Today, schools throughout the country which have a real science laboratory can be counted on the fingers. In some schools, the laboratories have become lavatories. A college of science and technology started by then minister of education, science and technology, Dr Alpha Wurie, at Hill Station is dying with nothing good seen in it by the current administration.

It is perhaps a microcosm of the general situation of things at FBC. For nearly two decades the college did not produce a graduate in physics. Now, a group of students in the electrical and electronic department at the college are on the verge of losing out of graduating in April by no fault of theirs. And not for the first time. The over 40 students wrote their dissertation in good time and their supervisor, according them and investigations so far, frustrated them by not having time to mark their end-of-course work. As a consequence: they may have to wait until next year to graduate.

Another batch of students in their same situation last year was forced to wait until this year, to graduate. They have written to the Ombudsman. Did you ask why the Ombudsman? Because the college administration has no mechanism for redress for aggrieved students. When their grievances tip over and they take on the lecturer, they are taken to a kangaroo disciplinary committee dominated by lecturers who protect themselves against “student arrogance”. The real arrogant and disrespectful students hardly receive any punishment for their unruly behaviour because they have connections with people in government. People in government to whom some of these lecturers and college administrators have sold their souls for reasons that range from the bizarre to the ridiculous.

As a students’ union leader at FBC in the mid 1990s, I used to question how come I would be the sole student representative in discussing matters of alleged student indiscipline when over a dozen representatives of the administration would all be baying for the blood of the students. No justice! Plain and simple!

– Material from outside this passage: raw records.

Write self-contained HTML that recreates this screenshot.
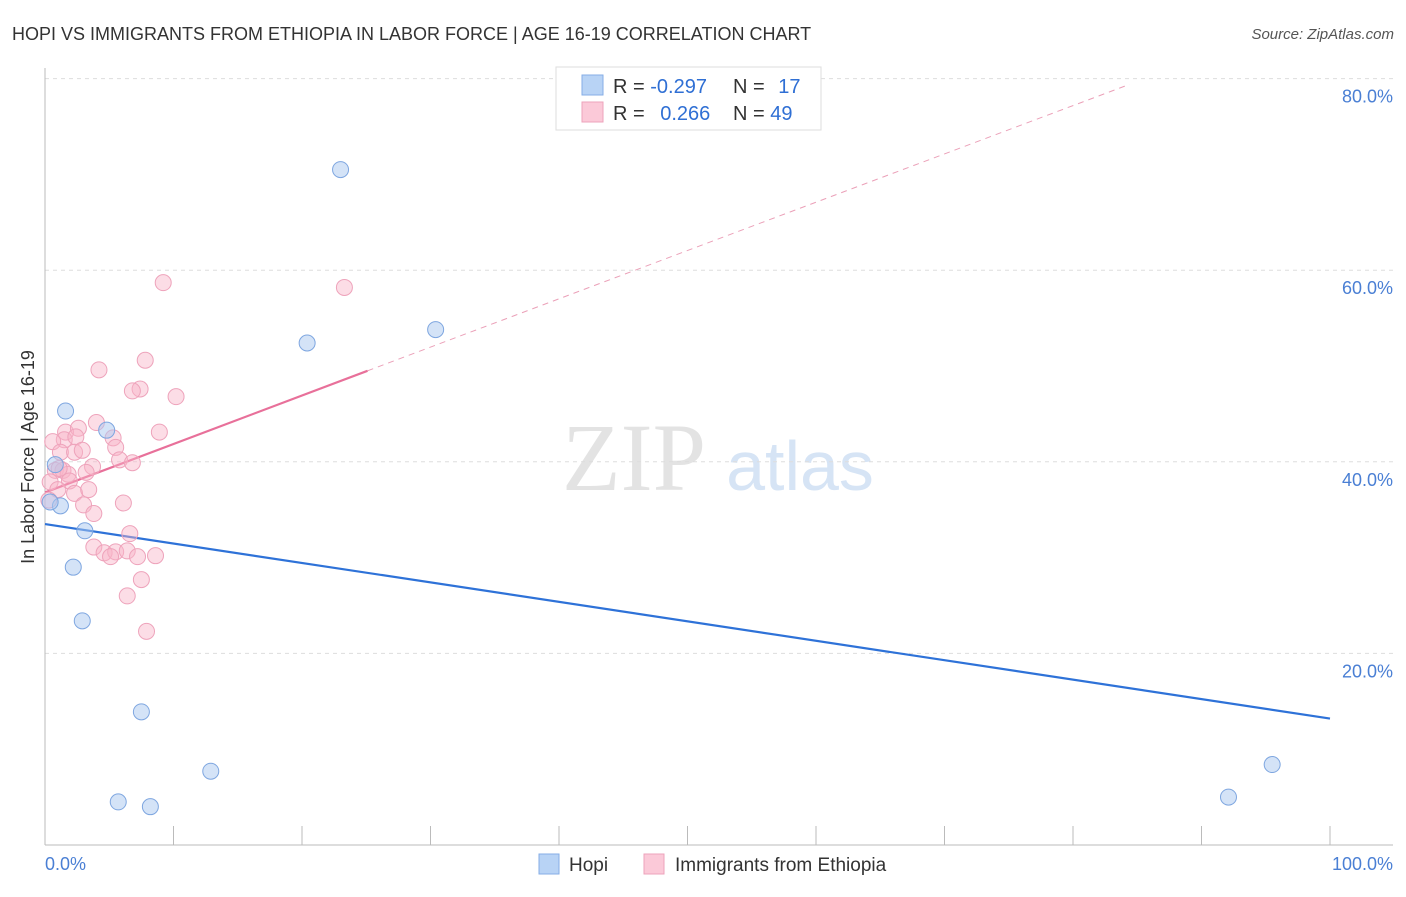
<!DOCTYPE html>
<html><head><meta charset="utf-8"><style>
body{margin:0;background:#fff;font-family:"Liberation Sans",sans-serif;}
</style></head><body>
<svg id="chart" width="1406" height="892" xmlns="http://www.w3.org/2000/svg" style="font-family:'Liberation Sans',sans-serif">
<text x="12" y="40" font-size="18" fill="#333">HOPI VS IMMIGRANTS FROM ETHIOPIA IN LABOR FORCE | AGE 16-19 CORRELATION CHART</text>
<text x="1394" y="39" font-size="15" fill="#555" text-anchor="end" font-style="italic">Source: ZipAtlas.com</text>
<text x="634" y="490" font-size="96" fill="#e3e3e3" text-anchor="middle" font-family="Liberation Serif,serif">ZIP</text>
<text x="800" y="490" font-size="70" fill="#d6e4f5" text-anchor="middle">atlas</text>
<g id="grid"></g><g id="axes"></g><g id="lines"></g><g id="pts"></g>
<text transform="translate(34,457) rotate(-90)" font-size="18" fill="#333" text-anchor="middle">In Labor Force | Age 16-19</text>
<g>
<rect x="556" y="67" width="265" height="63" fill="#fff" stroke="#ddd"/>
<rect x="582" y="75" width="21" height="20" fill="#b8d3f5" stroke="#86aee6"/>
<rect x="582" y="102" width="21" height="20" fill="#fbc9d8" stroke="#eea3bb"/>
<text x="613" y="93" font-size="20" fill="#333">R = <tspan fill="#2f6fd4">-0.297</tspan></text>
<text x="733" y="93" font-size="20" fill="#333">N = <tspan fill="#2f6fd4" dx="8">17</tspan></text>
<text x="613" y="120" font-size="20" fill="#333">R = <tspan fill="#2f6fd4" dx="10">0.266</tspan></text>
<text x="733" y="120" font-size="20" fill="#333">N = <tspan fill="#2f6fd4">49</tspan></text>
</g>
<g>
<rect x="539" y="854" width="20" height="20" fill="#b8d3f5" stroke="#86aee6"/>
<text x="569" y="871" font-size="19" fill="#333">Hopi</text>
<rect x="644" y="854" width="20" height="20" fill="#fbc9d8" stroke="#eea3bb"/>
<text x="675" y="871" font-size="19" fill="#333">Immigrants from Ethiopia</text>
</g>
<text x="45" y="870" font-size="18" fill="#4a7fd4">0.0%</text>
<text x="1393" y="870" font-size="18" fill="#4a7fd4" text-anchor="end">100.0%</text>
</svg>
<script>
const yTicks=[20,40,60,80];
const yTickLabels=["20.0%","40.0%","60.0%","80.0%"];
const hopiX=[1.6,4.8,0.8,1.2,0.4,3.1,2.2,2.9,7.5,12.9,5.7,8.2,20.4,23.0,30.4,95.5,92.1];
const hopiY=[45.3,43.3,39.7,35.4,35.8,32.8,29.0,23.4,13.9,7.7,4.5,4.0,52.4,70.5,53.8,8.4,5.0];
const ethX=[9.2,23.3,7.8,4.2,7.4,6.8,10.2,4.0,8.9,1.6,2.6,1.5,2.4,5.3,5.5,0.6,1.2,2.3,2.9,5.8,6.8,3.7,0.8,1.4,1.8,3.2,0.4,1.9,1.0,2.3,3.4,3.0,6.1,3.8,6.6,3.8,4.6,5.5,5.1,6.4,7.2,8.6,7.5,6.4,7.9,0.3,1.1];
const ethY=[58.7,58.2,50.6,49.6,47.6,47.4,46.8,44.1,43.1,43.1,43.5,42.3,42.6,42.5,41.5,42.1,41.0,41.0,41.2,40.2,39.9,39.5,39.1,39.1,38.7,38.9,37.9,38.0,37.1,36.7,37.1,35.5,35.7,34.6,32.5,31.1,30.5,30.6,30.1,30.7,30.1,30.2,27.7,26.0,22.3,36.0,39.3];
const hopiTrend=[[0,33.5],[100,13.2]];
const ethTrendSolid=[[0,36.8],[25.1,49.5]];
const ethTrendDash=[[25.1,49.5],[84.4,79.4]];
const sx=v=>45+v*12.85, sy=v=>845-v*9.58;
const NS="http://www.w3.org/2000/svg";
function mk(par,tag,at){const e=document.createElementNS(NS,tag);for(const k in at)e.setAttribute(k,at[k]);document.getElementById(par).appendChild(e);return e;}
yTicks.forEach((t,i)=>{
 const l=mk('grid','line',{x1:45,x2:1393,y1:sy(t),y2:sy(t),stroke:'#ddd','stroke-dasharray':'4,4'});
 
 
 const tx=mk('grid','text',{x:1393,y:sy(t)+24,'font-size':18,fill:'#4a7fd4','text-anchor':'end'});
 tx.textContent=yTickLabels[i];
 
 
});
mk('axes','line',{x1:45,x2:45,y1:68,y2:845,stroke:'#bbb'});
mk('axes','line',{x1:45,x2:1393,y1:845,y2:845,stroke:'#bbb'});
for(let i=0;i<=10;i++){const t=mk('axes','line',{x1:sx(i*10),x2:sx(i*10),y1:826,y2:845,stroke:'#bbb'});}
function ln(p,col,dash,name){const a={x1:sx(p[0][0]),y1:sy(p[0][1]),x2:sx(p[1][0]),y2:sy(p[1][1]),stroke:col,'stroke-width':dash?1:2.2};if(dash)a['stroke-dasharray']='6,5';const e=mk('lines','line',a);}
ln(hopiTrend,'#2e72d8',false,'hopi-trend-line');
ln(ethTrendSolid,'#e8709a',false,'ethiopia-trend-line');
ln(ethTrendDash,'#eba0b8',true,'ethiopia-trend-extension');
ethX.forEach((x,i)=>{const c=mk('pts','circle',{cx:sx(x),cy:sy(ethY[i]),r:8,fill:'rgba(248,180,200,0.45)',stroke:'#eea3bb','stroke-width':1});});
hopiX.forEach((x,i)=>{const c=mk('pts','circle',{cx:sx(x),cy:sy(hopiY[i]),r:8,fill:'rgba(170,200,240,0.5)',stroke:'#7ea6e0','stroke-width':1});});
</script>
</body></html>
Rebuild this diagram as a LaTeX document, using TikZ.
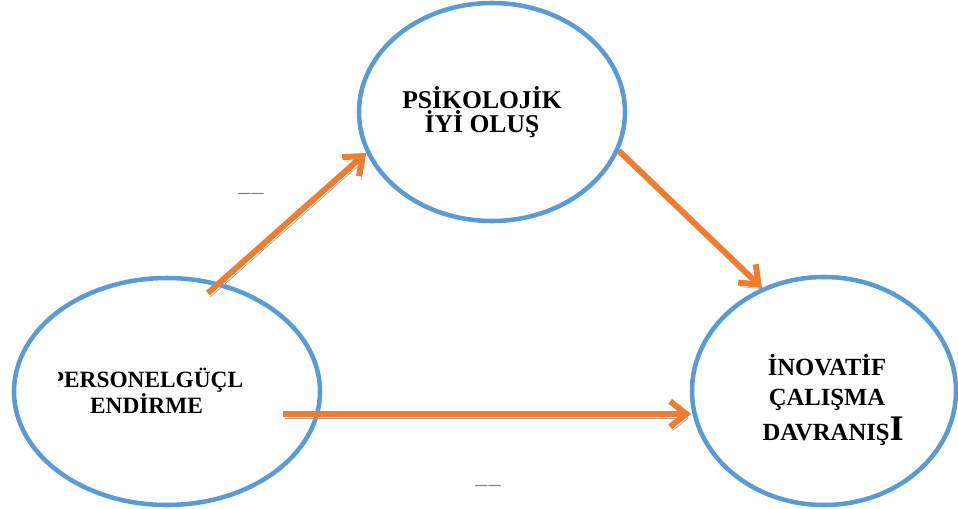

Such trends, if not arrested, could result in what it resulted in when in the 1970s students’ rights were trampled upon without redress for simply expressing their constitutional rights.

The college administration hardly gets audited. Where it does, my sources say they paper over the cracks. Student fees were increased this academic year by over 100 percent. Yet what are the facilities? Some pay for computer science and they leave without ever having touched a computer. Do I sound angry? Yes I do. And yes I am angry at this awful state of affairs. Because I am sick and tired of students being suppressed with nowhere to seek redress from in a society where almost everything about justice is decaying, as decadence itself thrives.